Pour sa part, le ministre de l’Economie et des Finances, Fabrizio Saccomanni, ancien gouverneur de la Banque d’Italie, a parlé de restructurer le budget de l’Etat et de réduire les dépenses publiques, en indiquant que le couperet tomberait tout simplement ailleurs.
Avant le départ de Letta pour Berlin en vue de discussions avec la chancelière allemande, Angela Merkel, l’agence de notation Standard & Poor’s a délivré un verdict négatif sur les promesses de Letta de restaurer la croissance. Reprenant la position de Moody’s, elle a maintenu la note de la dette souveraine de l’Italie à un taux « BBB+ », soit tout juste deux crans au-dessus de la catégorie « junk » et avec une perspective négative.
Plus tard dans la journée, les choses n’ont fait qu’empirer pour Letta. Lors d’une conférence de presse commune avec Merkel, Letta a parlé de manière énigmatique du besoin de parvenir à une synthèse entre mesures de réforme et mesures de croissance et que l’Europe fasse preuve de « la même détermination à promouvoir la croissance qu’elle le fait pour constituer des finances publiques saines. »
Mais, Merkel n'en a pas fait grand cas en disant ne pas voir de contradiction entre la discipline budgétaire et l’objectif de la croissance économique.
« Pour nous, en Allemagne, consolidation budgétaire et croissance sont deux éléments qui ne sont pas opposés mais qui doivent aller de concert pour créer davantage de compétitivité et donc davantage d’emplois, » a-t-elle dit. « Nous voulons que l’Europe sorte renforcée de la crise. Par ailleurs, chaque pays doit jouer son rôle. »
Sa mise en garde que « L’Italie a déjà fait de grand progrès, de ce point de vue » ne fait qu'indiquer qu'elle doit en faire plus encore.
« La croissance permet des finances solides, un financement solide crée les conditions préalables à la croissance, » a-t-elle ajouté. « Mais, il est plus important que nous ne considérions pas la croissance comme quelque chose où nous dépensons l’argent public, mais plutôt comme quelque chose permettant aux entreprises d’investir et de créer des emplois. C’est pour cela que nous avons besoin de réformes structurelles et de moins de bureaucratie. »
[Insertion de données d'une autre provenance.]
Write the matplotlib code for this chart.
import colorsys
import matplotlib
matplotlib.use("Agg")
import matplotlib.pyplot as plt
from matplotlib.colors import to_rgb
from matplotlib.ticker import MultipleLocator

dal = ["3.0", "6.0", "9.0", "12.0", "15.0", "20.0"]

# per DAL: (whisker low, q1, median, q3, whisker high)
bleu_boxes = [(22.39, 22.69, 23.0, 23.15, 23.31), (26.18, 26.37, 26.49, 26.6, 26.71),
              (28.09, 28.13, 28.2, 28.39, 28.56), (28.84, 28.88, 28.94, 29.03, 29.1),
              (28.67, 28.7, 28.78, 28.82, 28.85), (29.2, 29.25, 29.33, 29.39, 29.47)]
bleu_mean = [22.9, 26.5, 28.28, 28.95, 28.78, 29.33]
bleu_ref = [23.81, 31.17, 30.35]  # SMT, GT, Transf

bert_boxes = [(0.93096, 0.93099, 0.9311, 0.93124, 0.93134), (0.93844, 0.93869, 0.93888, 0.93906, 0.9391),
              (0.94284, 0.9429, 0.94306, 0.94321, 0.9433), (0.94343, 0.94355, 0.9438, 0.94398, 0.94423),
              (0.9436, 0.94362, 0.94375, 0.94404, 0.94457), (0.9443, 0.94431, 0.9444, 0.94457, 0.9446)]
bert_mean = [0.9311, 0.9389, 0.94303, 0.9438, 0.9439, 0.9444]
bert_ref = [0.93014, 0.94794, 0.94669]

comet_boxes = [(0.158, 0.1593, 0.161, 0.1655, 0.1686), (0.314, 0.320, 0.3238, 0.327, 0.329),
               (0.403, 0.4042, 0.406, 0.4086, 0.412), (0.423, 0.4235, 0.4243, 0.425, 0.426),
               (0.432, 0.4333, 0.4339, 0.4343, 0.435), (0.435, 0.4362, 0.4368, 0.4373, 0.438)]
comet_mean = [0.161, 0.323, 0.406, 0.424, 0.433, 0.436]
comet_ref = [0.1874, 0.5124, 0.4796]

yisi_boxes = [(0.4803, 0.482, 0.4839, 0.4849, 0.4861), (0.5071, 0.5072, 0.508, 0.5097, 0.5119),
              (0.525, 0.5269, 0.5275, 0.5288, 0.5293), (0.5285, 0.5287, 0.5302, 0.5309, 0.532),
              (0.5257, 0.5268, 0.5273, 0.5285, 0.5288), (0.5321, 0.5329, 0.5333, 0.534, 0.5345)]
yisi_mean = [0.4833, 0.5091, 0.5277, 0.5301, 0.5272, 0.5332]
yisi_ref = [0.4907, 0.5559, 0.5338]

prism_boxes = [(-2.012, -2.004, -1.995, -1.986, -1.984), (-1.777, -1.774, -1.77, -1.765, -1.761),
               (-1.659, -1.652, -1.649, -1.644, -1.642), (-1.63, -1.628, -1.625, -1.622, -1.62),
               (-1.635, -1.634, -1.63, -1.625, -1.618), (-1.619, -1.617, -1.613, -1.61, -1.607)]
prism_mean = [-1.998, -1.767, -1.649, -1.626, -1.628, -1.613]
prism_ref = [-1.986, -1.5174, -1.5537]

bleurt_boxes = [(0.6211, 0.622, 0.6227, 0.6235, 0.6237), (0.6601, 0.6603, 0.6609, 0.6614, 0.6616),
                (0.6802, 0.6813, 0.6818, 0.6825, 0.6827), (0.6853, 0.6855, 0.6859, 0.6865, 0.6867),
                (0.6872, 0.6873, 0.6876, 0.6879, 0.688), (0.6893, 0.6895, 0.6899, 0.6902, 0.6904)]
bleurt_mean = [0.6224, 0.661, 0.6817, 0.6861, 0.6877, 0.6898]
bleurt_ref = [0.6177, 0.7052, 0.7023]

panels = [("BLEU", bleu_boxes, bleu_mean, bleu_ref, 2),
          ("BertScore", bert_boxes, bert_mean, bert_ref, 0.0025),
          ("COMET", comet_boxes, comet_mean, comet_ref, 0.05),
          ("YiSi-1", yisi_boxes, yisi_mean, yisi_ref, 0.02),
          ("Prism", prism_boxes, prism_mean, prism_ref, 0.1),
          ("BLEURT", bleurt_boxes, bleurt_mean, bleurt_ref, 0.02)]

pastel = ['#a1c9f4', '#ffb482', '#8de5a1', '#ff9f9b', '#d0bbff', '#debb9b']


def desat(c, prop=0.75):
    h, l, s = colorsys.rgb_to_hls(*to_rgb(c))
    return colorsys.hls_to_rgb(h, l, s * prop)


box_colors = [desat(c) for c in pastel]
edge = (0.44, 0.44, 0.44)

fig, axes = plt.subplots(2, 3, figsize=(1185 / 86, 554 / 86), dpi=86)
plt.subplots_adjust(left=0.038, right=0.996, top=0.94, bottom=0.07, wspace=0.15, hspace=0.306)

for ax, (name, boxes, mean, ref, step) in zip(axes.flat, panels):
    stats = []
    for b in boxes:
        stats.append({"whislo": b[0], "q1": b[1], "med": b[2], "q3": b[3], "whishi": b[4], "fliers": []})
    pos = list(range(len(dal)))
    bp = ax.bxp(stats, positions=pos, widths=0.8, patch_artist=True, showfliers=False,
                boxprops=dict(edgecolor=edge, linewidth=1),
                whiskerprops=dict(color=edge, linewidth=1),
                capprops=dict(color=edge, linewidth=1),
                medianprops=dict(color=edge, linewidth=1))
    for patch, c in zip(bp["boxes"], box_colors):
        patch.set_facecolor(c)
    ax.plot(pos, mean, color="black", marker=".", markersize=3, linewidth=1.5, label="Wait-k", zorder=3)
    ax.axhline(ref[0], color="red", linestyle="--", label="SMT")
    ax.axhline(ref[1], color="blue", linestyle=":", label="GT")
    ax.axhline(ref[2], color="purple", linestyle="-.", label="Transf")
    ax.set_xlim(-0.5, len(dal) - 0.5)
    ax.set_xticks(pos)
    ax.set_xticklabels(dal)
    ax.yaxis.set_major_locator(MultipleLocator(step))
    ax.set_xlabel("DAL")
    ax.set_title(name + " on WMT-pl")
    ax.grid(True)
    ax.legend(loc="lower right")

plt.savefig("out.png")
Letta a répondu en promettant d’honorer tous les engagements de réforme pris par le gouvernement précédent en promettant de combler le trou de 8 milliards d’euros provoqué par l’abandon de la taxe sur la propriété, autrement dit en promettant davantage de mesures d’austérité.
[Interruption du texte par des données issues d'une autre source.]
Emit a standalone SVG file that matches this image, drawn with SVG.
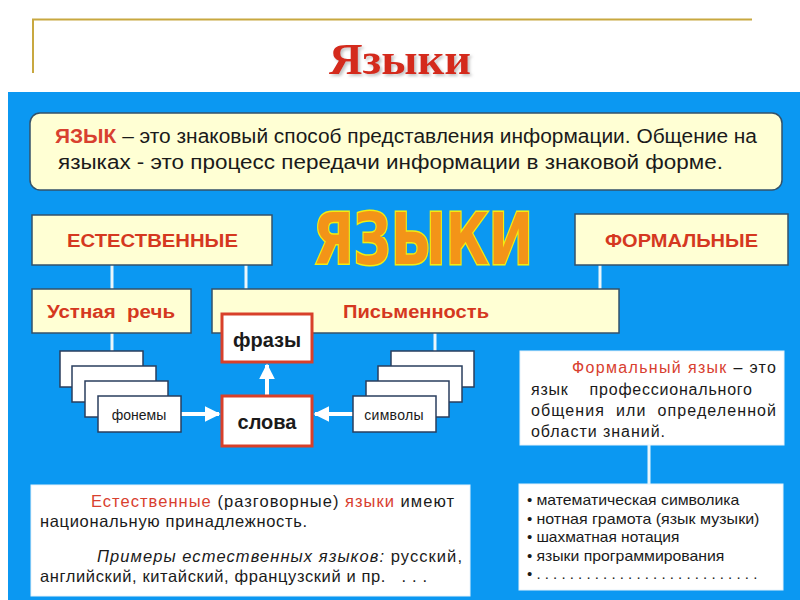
<svg xmlns="http://www.w3.org/2000/svg" width="800" height="600" viewBox="0 0 800 600">
<defs>
<style>
.t{font-family:"Liberation Sans",Arial,sans-serif}
.yb{fill:#FFFFD4;stroke:#34526A;stroke-width:1.5}
.wb{fill:#FFFFFF;stroke:#2A3E5E;stroke-width:1.5}
.rb{fill:#FFFFFF;stroke:#D8402A;stroke-width:3}
.tb{fill:#FFFFFF;stroke:#E6F2FA;stroke-width:1}
.hd{font-family:"Liberation Sans",Arial,sans-serif;font-weight:bold;font-size:18px;fill:#D5381F}
.red{fill:#D8402F}
.blk{fill:#1A1A1A}
.ln{stroke:#EAF6FB;stroke-width:3;fill:none}
.ar{stroke:#FFFFFF;stroke-width:4;fill:none}
</style>
<marker id="ah" viewBox="0 0 10 10" refX="9" refY="5" markerWidth="4" markerHeight="4" orient="auto" markerUnits="strokeWidth">
<path d="M0,0 L10,5 L0,10 z" fill="#FFFFFF"/>
</marker>
<filter id="sh" x="-10%" y="-20%" width="120%" height="150%">
<feDropShadow dx="2" dy="2" stdDeviation="1.5" flood-color="#999999" flood-opacity="0.6"/>
</filter>
</defs>
<rect width="800" height="600" fill="#FFFFFF"/>
<path d="M33,73 V19.5 H752" stroke="#C8A840" stroke-width="2" fill="none"/>
<text x="400" y="74" text-anchor="middle" font-family="Liberation Serif,serif" font-weight="bold" font-size="44" fill="#D42A1C" textLength="142" lengthAdjust="spacingAndGlyphs" filter="url(#sh)">Языки</text>
<rect x="8" y="92" width="792" height="508" fill="#0B98F2"/>

<g id="connectors">
<line class="ln" x1="112" y1="265" x2="112" y2="289"/>
<line class="ln" x1="246" y1="265" x2="246" y2="289"/>
<line class="ln" x1="600" y1="265" x2="600" y2="289"/>
<line class="ln" x1="112" y1="333" x2="112" y2="351"/>
<line class="ln" x1="435" y1="333" x2="435" y2="351"/>
<line class="ln" x1="649" y1="445" x2="649" y2="484"/>
<line class="ar" x1="181" y1="414" x2="219" y2="414" marker-end="url(#ah)"/>
<line class="ar" x1="353" y1="414" x2="315" y2="414" marker-end="url(#ah)"/>
<line class="ar" x1="267" y1="396" x2="267" y2="365" marker-end="url(#ah)"/>
</g>

<g id="definition">
<rect class="yb" x="30" y="113" width="752" height="77" rx="10"/>
<text class="t" font-size="20" y="143" x="55" textLength="702" lengthAdjust="spacingAndGlyphs"><tspan class="red" font-weight="bold">ЯЗЫК</tspan><tspan class="blk"> – это знаковый способ  представления  информации. Общение  на</tspan></text>
<text class="t blk" font-size="20" y="169" x="58" textLength="665" lengthAdjust="spacingAndGlyphs">языках  - это  процесс  передачи  информации  в  знаковой  форме.</text>
</g>

<g id="natural">
<rect class="yb" x="32" y="215" width="240" height="50"/>
<text class="hd" x="67" y="247" textLength="171" lengthAdjust="spacingAndGlyphs">ЕСТЕСТВЕННЫЕ</text>
</g>

<g id="title-big">
<text x="313" y="264" font-family="DejaVu Sans,sans-serif" font-weight="bold" font-size="72" fill="#F39418" stroke="#F2EE10" stroke-width="3" paint-order="stroke" textLength="220" lengthAdjust="spacingAndGlyphs">ЯЗЫКИ</text>
</g>

<g id="formal">
<rect class="yb" x="575" y="214" width="213" height="51"/>
<text class="hd" x="605" y="247" textLength="153" lengthAdjust="spacingAndGlyphs">ФОРМАЛЬНЫЕ</text>
</g>

<g id="oral">
<rect class="yb" x="32" y="289" width="159" height="44"/>
<text class="hd" x="47" y="318" textLength="128" lengthAdjust="spacingAndGlyphs" xml:space="preserve">Устная  речь</text>
</g>

<g id="written">
<rect class="yb" x="212" y="289" width="407" height="44"/>
<text class="hd" x="343" y="318" textLength="146" lengthAdjust="spacingAndGlyphs">Письменность</text>
</g>

<g id="phonemes">
<rect class="wb" x="60" y="351" width="83" height="36"/>
<rect class="wb" x="72" y="366" width="84" height="36"/>
<rect class="wb" x="85" y="381" width="83" height="36"/>
<rect class="wb" x="98" y="396" width="83" height="36"/>
<text class="t blk" x="139" y="420" font-size="14" text-anchor="middle">фонемы</text>
</g>

<g id="symbols">
<rect class="wb" x="391" y="351" width="83" height="36"/>
<rect class="wb" x="378" y="366" width="84" height="36"/>
<rect class="wb" x="366" y="381" width="83" height="36"/>
<rect class="wb" x="353" y="396" width="83" height="36"/>
<text class="t blk" x="394" y="420" font-size="14" text-anchor="middle" letter-spacing="0.3">символы</text>
</g>

<g id="phrases">
<rect class="rb" x="222" y="314" width="90" height="48"/>
<text class="t blk" x="267" y="347" font-size="20" font-weight="bold" text-anchor="middle">фразы</text>
</g>

<g id="words">
<rect class="rb" x="222" y="396" width="90" height="50"/>
<text class="t blk" x="267" y="429" font-size="20" font-weight="bold" text-anchor="middle">слова</text>
</g>

<g id="formal-def">
<rect class="tb" x="520" y="351" width="264" height="94"/>
<g class="t" font-size="16">
<text x="572" y="373" textLength="204" lengthAdjust="spacing"><tspan class="red">Формальный язык</tspan><tspan class="blk"> – это</tspan></text>
<text class="blk" x="531" y="395" textLength="221" lengthAdjust="spacing" xml:space="preserve">язык    профессионального</text>
<text class="blk" x="531" y="416" textLength="245" lengthAdjust="spacing" xml:space="preserve">общения  или  определенной</text>
<text class="blk" x="531" y="437" textLength="134" lengthAdjust="spacing">области знаний.</text>
</g>
</g>

<g id="formal-list">
<rect class="tb" x="519" y="484" width="264" height="106"/>
<g class="t blk" font-size="15">
<text x="527" y="505">• <tspan textLength="203" lengthAdjust="spacingAndGlyphs">математическая символика</tspan></text>
<text x="527" y="524">• <tspan textLength="223" lengthAdjust="spacingAndGlyphs">нотная грамота  (язык музыки)</tspan></text>
<text x="527" y="542">• <tspan textLength="143" lengthAdjust="spacingAndGlyphs">шахматная нотация</tspan></text>
<text x="527" y="561">• <tspan textLength="188" lengthAdjust="spacingAndGlyphs">языки программирования</tspan></text>
<text x="527" y="579" xml:space="preserve">• . . . . . . . . . . . . . . . . . . . . . . . . . . .</text>
</g>
</g>

<g id="natural-def">
<rect class="tb" x="31" y="485" width="439" height="111"/>
<g class="t" font-size="16.5">
<text x="91" y="507" textLength="363" lengthAdjust="spacing"><tspan class="red">Естественные</tspan><tspan class="blk"> (разговорные) </tspan><tspan class="red">языки</tspan><tspan class="blk"> имеют</tspan></text>
<text class="blk" x="40" y="527" textLength="267" lengthAdjust="spacing">национальную принадлежность.</text>
<text x="97" y="562" textLength="365" lengthAdjust="spacing"><tspan class="blk" font-style="italic">Примеры естественных языков:</tspan><tspan class="blk"> русский,</tspan></text>
<text class="blk" x="40" y="582" textLength="387" lengthAdjust="spacing" xml:space="preserve">английский, китайский, французский и пр.   . . .</text>
</g>
</g>
</svg>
Letta a rencontré hier le président français, François Hollande, à Paris avant de se rendre à Bruxelles pour des pourparlers avec le président de la Commission européenne, José Manuel Barroso. Mais, quel que soit la rhétorique supplémentaire qui émergera des pourparlers avec ce vis-à-vis apparemment plus compatissant, la classe ouvrière en Italie ou dans le reste de l’Europe ne peut rien attendre d’une quelconque section de la bourgeoisie pour alléger la terrible misère sociale à laquelle elle est confrontée.
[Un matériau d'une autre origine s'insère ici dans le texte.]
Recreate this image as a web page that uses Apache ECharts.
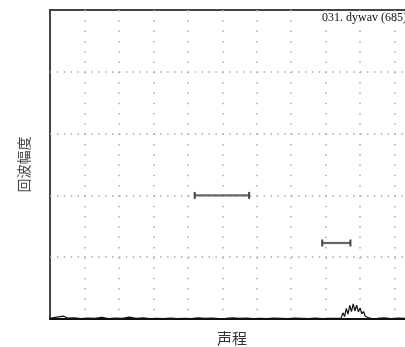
<!DOCTYPE html>
<html>
<head>
<meta charset="utf-8">
<script src="https://cdn.jsdelivr.net/npm/echarts@6/dist/echarts.min.js"></script>
<style>
  html, body { margin: 0; padding: 0; background: #fff; }
  #chart { width: 405px; height: 347px; }
</style>
</head>
<body>
<div id="chart"></div>
<script>
var chartTitle = '031. dywav (685)';
var xName = '声程';
var yName = '回波幅度';

// echo waveform: [path, amplitude]
var baseNoise = [
  [0, 0.2], [0.2, 0.6], [0.4, 0.9], [0.5, 0.3], [0.7, 0.4], [0.9, 0.1], [1.1, 0.3],
  [1.3, 0.2], [1.5, 0.5], [1.7, 0.1], [1.9, 0.3], [2.1, 0.2], [2.3, 0.6], [2.5, 0.2],
  [2.7, 0.4], [2.9, 0.1], [3.1, 0.2], [3.3, 0.1], [3.5, 0.3], [3.7, 0.1], [3.9, 0.2],
  [4.1, 0.1], [4.3, 0.4], [4.5, 0.2], [4.7, 0.3], [4.9, 0.1], [5.1, 0.2], [5.3, 0.4],
  [5.5, 0.2], [5.7, 0.3], [5.9, 0.1], [6.1, 0.2], [6.3, 0.1], [6.5, 0.3], [6.7, 0.2],
  [6.9, 0.1], [7.1, 0.3], [7.3, 0.2], [7.5, 0.1], [7.7, 0.3], [7.9, 0.1], [8.1, 0.2]
];
var echo = [
  [8.35, 0.2], [8.40, 0.8], [8.45, 0.3], [8.50, 2.0], [8.55, 0.8], [8.60, 3.4],
  [8.65, 1.6], [8.70, 4.4], [8.75, 2.4], [8.80, 4.9], [8.85, 2.6], [8.90, 4.5],
  [8.95, 2.3], [9.00, 3.6], [9.05, 1.7], [9.10, 2.4], [9.15, 0.9], [9.20, 1.2],
  [9.25, 0.4], [9.30, 0.5], [9.35, 0.1]
];
var tailNoise = [
  [9.5, 0.2], [9.7, 0.4], [9.9, 0.1], [10.1, 0.3], [10.3, 0.2], [10.5, 0.1],
  [10.7, 0.3], [10.9, 0.1], [11, 0.2]
];
// gates (horizontal bars): [start, end, level]
var gateA = [4.2, 5.78, 40];
var gateB = [7.9, 8.72, 24.6];

var chart = echarts.init(document.getElementById('chart'));

function gateSeries(g) {
  return {
    type: 'line',
    data: [[g[0], g[2]], [g[1], g[2]]],
    symbol: 'rect',
    symbolSize: [2, 7],
    itemStyle: { color: '#444' },
    lineStyle: { color: '#666', width: 2.2 },
    silent: true,
    z: 4
  };
}

var option = {
  animation: false,
  backgroundColor: '#fff',
  title: {
    text: chartTitle,
    left: 317,
    top: 12,
    padding: [0, 5, 0, 5],
    textStyle: { fontFamily: 'Liberation Serif', fontSize: 12, fontWeight: 'normal', color: '#111' }
  },
  grid: {
    left: 50, top: 10, width: 379, height: 309,
    outerBoundsMode: 'none',
    containLabel: false,
    show: true, borderColor: '#444', borderWidth: 2
  },
  xAxis: {
    type: 'value', min: 0, max: 11, interval: 1,
    name: xName, nameLocation: 'middle', nameGap: 12,
    nameTextStyle: { fontFamily: 'Noto Sans CJK SC', fontSize: 15, color: '#333', padding: [0, 15, 0, 0] },
    axisLine: { lineStyle: { color: '#111', width: 2 } },
    axisTick: { show: false },
    axisLabel: { show: false },
    splitLine: { show: true, showMinLine: false, showMaxLine: false, lineStyle: { color: '#aaa', width: 1.5, type: [1.5, 8.8] } }
  },
  yAxis: {
    type: 'value', min: 0, max: 100, interval: 20,
    name: yName, nameLocation: 'middle', nameGap: 19, nameRotate: 90,
    nameTextStyle: { fontFamily: 'Noto Sans CJK SC', fontSize: 14, color: '#444' },
    axisLine: { show: false },
    axisTick: { show: false },
    axisLabel: { show: false },
    splitLine: { show: true, showMinLine: false, showMaxLine: false, lineStyle: { color: '#aaa', width: 1.5, type: [1.5, 5.39] } }
  },
  series: [
    {
      type: 'line',
      data: baseNoise.concat(echo, tailNoise),
      showSymbol: false,
      lineStyle: { color: '#111', width: 1.2 },
      silent: true,
      z: 5
    },
    gateSeries(gateA),
    gateSeries(gateB)
  ]
};

chart.setOption(option);
</script>
</body>
</html>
Le gouvernement Letta, tout comme les gouvernements des autres pays durement touchés par la crise de la dette, telles la Grèce et l’Espagne, peuvent bien demander des marges au gouvernement allemand. Toutefois tous sont d’accord que c'est à la classe ouvrière de continuer à régler la facture de la crise. De plus, au nom de la « restructuration », ils proposent, comme alternative à une concentration exclusivement sur des mesures de coupes budgétaires, de rehausser le taux d’exploitation de la classe ouvrière au moyen de cadences de travail accélérées, de réduction des salaires, de rationalisation et de privatisation des biens publics.
De tels appels en faveur d’un changement de stratégie, qui n'équivaudrait en fait qu’à infliger des souffrances et de l’austérité par d’autres moyens, se sont plusieurs fois heurtés aux intérêts nationaux divergents des puissances européennes.